The design for Freedom Plaza was the result of a competition hosted by the Pennsylvania Avenue Development Corporation. Architect Robert Venturi of Venturi, Rausch and Scott Brown and landscape architect George Patton designed the space which was completed in 1980. It was originally named Western Plaza and renamed in 1988 in honor of Martin Luther King, Jr.'s "I Have a Dream" speech.
Location and Events
Pennsylvania Avenue NW between 13th and 14th Streets
Washington, DC 20004
The closest Metro stations are Federal Triangle and Metro Center
The design for Freedom Plaza was partially completed because of concerns expressed by the chairman of the Fine Arts Commission, J. Carter Brown. The original plan was to include large models of the White House and Capitol buildings and several additional sculptures.
About Architect Robert Venturi
The Philadelphia based architect has won numerous awards, including the Presidential Design Award for Franklin Court, and has published extensively on modern architecture and planning. His firm completed a variety of projects including Dumbarton Oaks (renovation), Dumbarton Oaks Library, Dartmouth College Library, Harvard University Memorial Hall, Museum of Contemporary Art in San Diego, Philadelphia Zoo Tree House and much more.

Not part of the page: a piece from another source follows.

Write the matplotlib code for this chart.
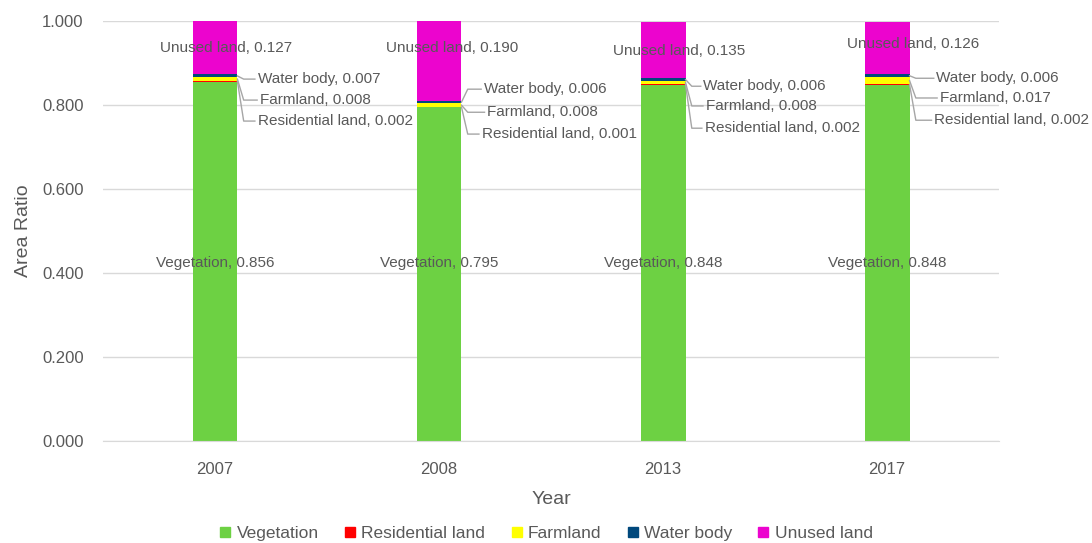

About Landscape Architect George Patton
The North Carolina based landscape architect has designed the Locust Walk at the University of Pennsylvania, the Philadelphia Museum of Art, and the Kimbell Museum of Art, in Fort Worth, Texas. He published articles on architecture and planning, taught architecture at the University of Pennsylvania, and was one of the six founders of the Landscape Architecture Foundation.